Dataset section:
——
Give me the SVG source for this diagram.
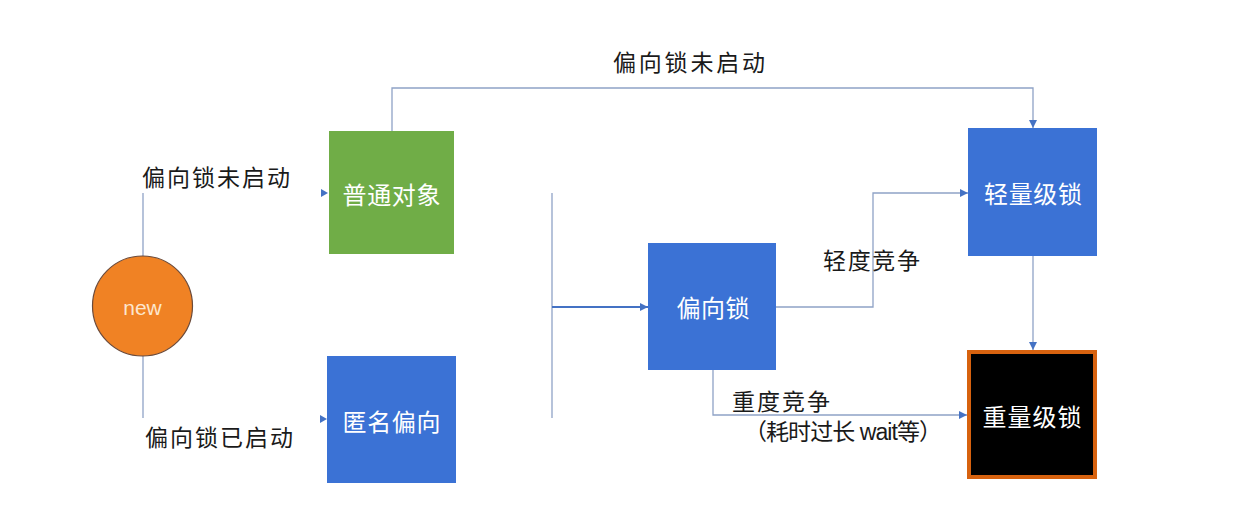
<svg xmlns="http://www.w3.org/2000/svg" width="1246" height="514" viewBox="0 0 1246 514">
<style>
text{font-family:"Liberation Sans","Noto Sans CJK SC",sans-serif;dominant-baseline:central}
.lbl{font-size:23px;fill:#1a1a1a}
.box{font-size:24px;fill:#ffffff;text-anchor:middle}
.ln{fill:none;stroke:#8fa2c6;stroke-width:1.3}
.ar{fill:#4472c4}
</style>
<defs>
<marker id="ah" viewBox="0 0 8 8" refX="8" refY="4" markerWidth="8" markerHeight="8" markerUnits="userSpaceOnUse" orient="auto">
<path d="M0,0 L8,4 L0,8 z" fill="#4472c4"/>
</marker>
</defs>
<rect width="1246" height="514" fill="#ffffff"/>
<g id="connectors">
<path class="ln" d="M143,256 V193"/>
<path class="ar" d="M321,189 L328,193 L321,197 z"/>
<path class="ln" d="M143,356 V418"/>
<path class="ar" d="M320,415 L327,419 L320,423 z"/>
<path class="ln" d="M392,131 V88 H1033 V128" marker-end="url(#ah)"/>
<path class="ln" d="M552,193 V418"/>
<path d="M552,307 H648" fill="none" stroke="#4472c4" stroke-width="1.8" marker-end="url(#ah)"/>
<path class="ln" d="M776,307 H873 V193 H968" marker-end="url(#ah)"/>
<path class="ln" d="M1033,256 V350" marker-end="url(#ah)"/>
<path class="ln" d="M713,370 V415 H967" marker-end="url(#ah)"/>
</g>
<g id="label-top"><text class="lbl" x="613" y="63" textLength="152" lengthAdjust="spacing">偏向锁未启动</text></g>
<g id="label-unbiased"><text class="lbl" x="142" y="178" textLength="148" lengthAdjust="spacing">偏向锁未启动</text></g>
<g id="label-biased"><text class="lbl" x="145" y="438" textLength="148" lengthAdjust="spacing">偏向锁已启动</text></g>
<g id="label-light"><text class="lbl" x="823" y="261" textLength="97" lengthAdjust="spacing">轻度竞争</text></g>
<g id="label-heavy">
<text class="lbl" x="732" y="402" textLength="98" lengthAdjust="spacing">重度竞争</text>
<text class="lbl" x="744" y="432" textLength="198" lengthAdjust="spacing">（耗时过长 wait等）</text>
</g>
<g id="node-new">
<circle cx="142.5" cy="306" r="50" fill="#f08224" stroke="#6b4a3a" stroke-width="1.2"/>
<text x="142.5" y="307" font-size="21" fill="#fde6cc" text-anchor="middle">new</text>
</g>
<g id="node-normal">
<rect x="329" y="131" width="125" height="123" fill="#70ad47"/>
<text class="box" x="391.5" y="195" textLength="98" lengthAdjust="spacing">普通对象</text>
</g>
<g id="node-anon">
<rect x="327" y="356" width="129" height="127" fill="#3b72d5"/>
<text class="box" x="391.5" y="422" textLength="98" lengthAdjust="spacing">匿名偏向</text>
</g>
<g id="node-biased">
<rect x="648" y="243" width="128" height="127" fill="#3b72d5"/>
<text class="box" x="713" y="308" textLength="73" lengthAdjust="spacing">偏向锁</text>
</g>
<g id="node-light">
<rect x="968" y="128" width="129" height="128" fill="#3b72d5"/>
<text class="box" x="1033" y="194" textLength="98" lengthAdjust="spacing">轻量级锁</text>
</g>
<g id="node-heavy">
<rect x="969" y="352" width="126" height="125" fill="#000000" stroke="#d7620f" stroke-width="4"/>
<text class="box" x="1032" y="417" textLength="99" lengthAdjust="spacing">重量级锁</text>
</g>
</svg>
——
Stated problem:
Print the whole listing above once more, word for word, without its pictures.

Result of the exercise:
Give me the SVG source for this diagram.
<svg xmlns="http://www.w3.org/2000/svg" width="1246" height="514" viewBox="0 0 1246 514">
<style>
text{font-family:"Liberation Sans","Noto Sans CJK SC",sans-serif;dominant-baseline:central}
.lbl{font-size:23px;fill:#1a1a1a}
.box{font-size:24px;fill:#ffffff;text-anchor:middle}
.ln{fill:none;stroke:#8fa2c6;stroke-width:1.3}
.ar{fill:#4472c4}
</style>
<defs>
<marker id="ah" viewBox="0 0 8 8" refX="8" refY="4" markerWidth="8" markerHeight="8" markerUnits="userSpaceOnUse" orient="auto">
<path d="M0,0 L8,4 L0,8 z" fill="#4472c4"/>
</marker>
</defs>
<rect width="1246" height="514" fill="#ffffff"/>
<g id="connectors">
<path class="ln" d="M143,256 V193"/>
<path class="ar" d="M321,189 L328,193 L321,197 z"/>
<path class="ln" d="M143,356 V418"/>
<path class="ar" d="M320,415 L327,419 L320,423 z"/>
<path class="ln" d="M392,131 V88 H1033 V128" marker-end="url(#ah)"/>
<path class="ln" d="M552,193 V418"/>
<path d="M552,307 H648" fill="none" stroke="#4472c4" stroke-width="1.8" marker-end="url(#ah)"/>
<path class="ln" d="M776,307 H873 V193 H968" marker-end="url(#ah)"/>
<path class="ln" d="M1033,256 V350" marker-end="url(#ah)"/>
<path class="ln" d="M713,370 V415 H967" marker-end="url(#ah)"/>
</g>
<g id="label-top"><text class="lbl" x="613" y="63" textLength="152" lengthAdjust="spacing">偏向锁未启动</text></g>
<g id="label-unbiased"><text class="lbl" x="142" y="178" textLength="148" lengthAdjust="spacing">偏向锁未启动</text></g>
<g id="label-biased"><text class="lbl" x="145" y="438" textLength="148" lengthAdjust="spacing">偏向锁已启动</text></g>
<g id="label-light"><text class="lbl" x="823" y="261" textLength="97" lengthAdjust="spacing">轻度竞争</text></g>
<g id="label-heavy">
<text class="lbl" x="732" y="402" textLength="98" lengthAdjust="spacing">重度竞争</text>
<text class="lbl" x="744" y="432" textLength="198" lengthAdjust="spacing">（耗时过长 wait等）</text>
</g>
<g id="node-new">
<circle cx="142.5" cy="306" r="50" fill="#f08224" stroke="#6b4a3a" stroke-width="1.2"/>
<text x="142.5" y="307" font-size="21" fill="#fde6cc" text-anchor="middle">new</text>
</g>
<g id="node-normal">
<rect x="329" y="131" width="125" height="123" fill="#70ad47"/>
<text class="box" x="391.5" y="195" textLength="98" lengthAdjust="spacing">普通对象</text>
</g>
<g id="node-anon">
<rect x="327" y="356" width="129" height="127" fill="#3b72d5"/>
<text class="box" x="391.5" y="422" textLength="98" lengthAdjust="spacing">匿名偏向</text>
</g>
<g id="node-biased">
<rect x="648" y="243" width="128" height="127" fill="#3b72d5"/>
<text class="box" x="713" y="308" textLength="73" lengthAdjust="spacing">偏向锁</text>
</g>
<g id="node-light">
<rect x="968" y="128" width="129" height="128" fill="#3b72d5"/>
<text class="box" x="1033" y="194" textLength="98" lengthAdjust="spacing">轻量级锁</text>
</g>
<g id="node-heavy">
<rect x="969" y="352" width="126" height="125" fill="#000000" stroke="#d7620f" stroke-width="4"/>
<text class="box" x="1032" y="417" textLength="99" lengthAdjust="spacing">重量级锁</text>
</g>
</svg>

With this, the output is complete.